= Bahaddarhat Flyover collapse =

The Bahaddarhat Flyover collapse occurred on 24 November 2012 when steel girders at the under-construction flyover collapsed in the suburb of Bahaddarhat in Chittagong, Bangladesh, killing seventeen people. The government of Bangladesh announced that sixteen people died at the scene and over fifty people were injured when the collapse occurred at 7:30 pm local time (GMT +6).

== Event ==
Three girders from the flyover collapsed about 20 m from the Big City Clock in the centre of Bahaddarhat.

At 7:30:00 pm on 24 Nov 2012, the girders collapsed with a loud boom. Bystanders came to help the victims.

It was estimated that about 500 people were staying beneath these girders. Moreover, there were many customers in the nearby floating market.

Students dwelling around the Bahaddarhat area usually liked to gossip with their friends in front of "Bahaddar Bari Pukur Par" in the evening after finishing their tutorial classes in coaching. There was a place to sit where students found it more comfortable which was under those girders. In the evening of the incident people saw many students gossiping in that place.

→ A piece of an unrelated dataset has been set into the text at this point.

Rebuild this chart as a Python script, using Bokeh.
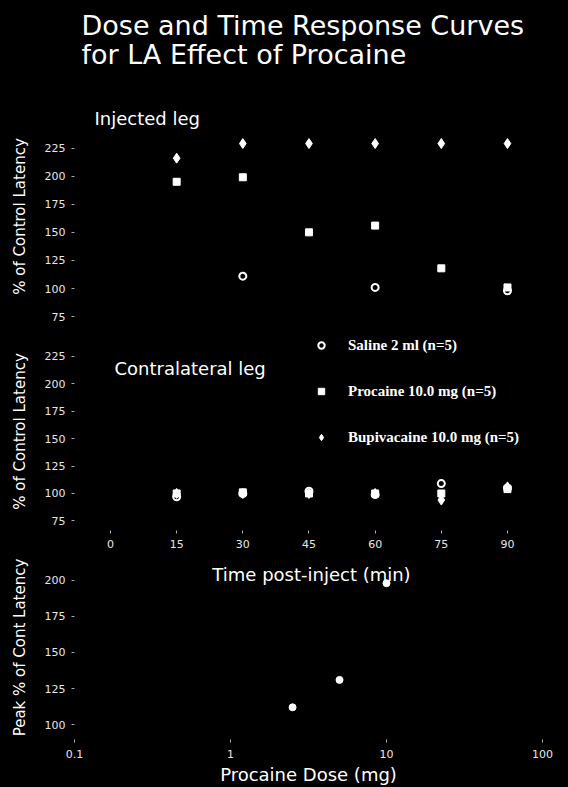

This was not the first incident of girders failing, as there was a previous incident the same year. On 29 June 2012, a girder of the same flyover fell, with no major damage or harm done to the public. Both incidents were believed to have happened due to lax security measures around the construction site.

==Aftermath==
When the incident took place, people rushed to help those stuck in the rubble and the Fire brigade arrived within an hour. People started screaming in Bahaddar Bari as many of those killed were from the area.

Protests ensued shortly after the event. Protestors set fire to vehicles and a makeshift office of the construction company that was nearby, as well as its equipment. People attacked a fire engine after it had arrived, claiming that it had arrived late. There were so many protestors that the firefighters had to enlist the help of the military to reach the site of collapse.

The incident killed 13 people and over 50 people were injured.

A police report was filed by a sub-inspector only 2 days after the incident occurred.

As of 10 July 2024, the 8 persons help responsible for the collapse have been charged and sentenced to prison. The people that were charged included the project manager of Mir Akhter & Parisha Trade Systems, the contractor and the 6 engineers responsible for the construction of the flyover.

The names of the people held responsible are Giyas Uddin (project manager at the time), Manjurul Islam, Abdul Jalil, Aminur Rahman, Abdul Hai, Md Mosharraf Hossain Riaz, Shahjan Ali, and Rafiqul Islam. Each were sentenced to 7 years of imprisonment, as well as given a fine that must be paid, or another 6 months would be added to the sentence.

== Reasons Behind Incident ==
The lax security measures and negligence around the construction site were not the only reason for the collapse of the flyover. There were other reasons that had a play into the severity of the incident.

One of the biggest reasons is the structural issues with the girders that fell. The girders themselves were not supported correctly when first being put into place. This caused them to tilt and eventually fall over, which led to the incident. There were also problems with more of the construction, involving reinforcements with rebar. Some bars were shaved off, some were aligned wrong, and some were not into the right pattern that was set as a standard. Since the construction of flyovers were new to this country, calculations and design were not sufficient. These problems would also have eventually caused a similar incident, or even more severe.

The negligence itself behind the construction is what led to the biggest repercussions. The fact of there being a market in the middle of an ongoing construction site, the non-standard support of the girders, and the lax security measures when it came to securing the area all compounded into the severity of this incident.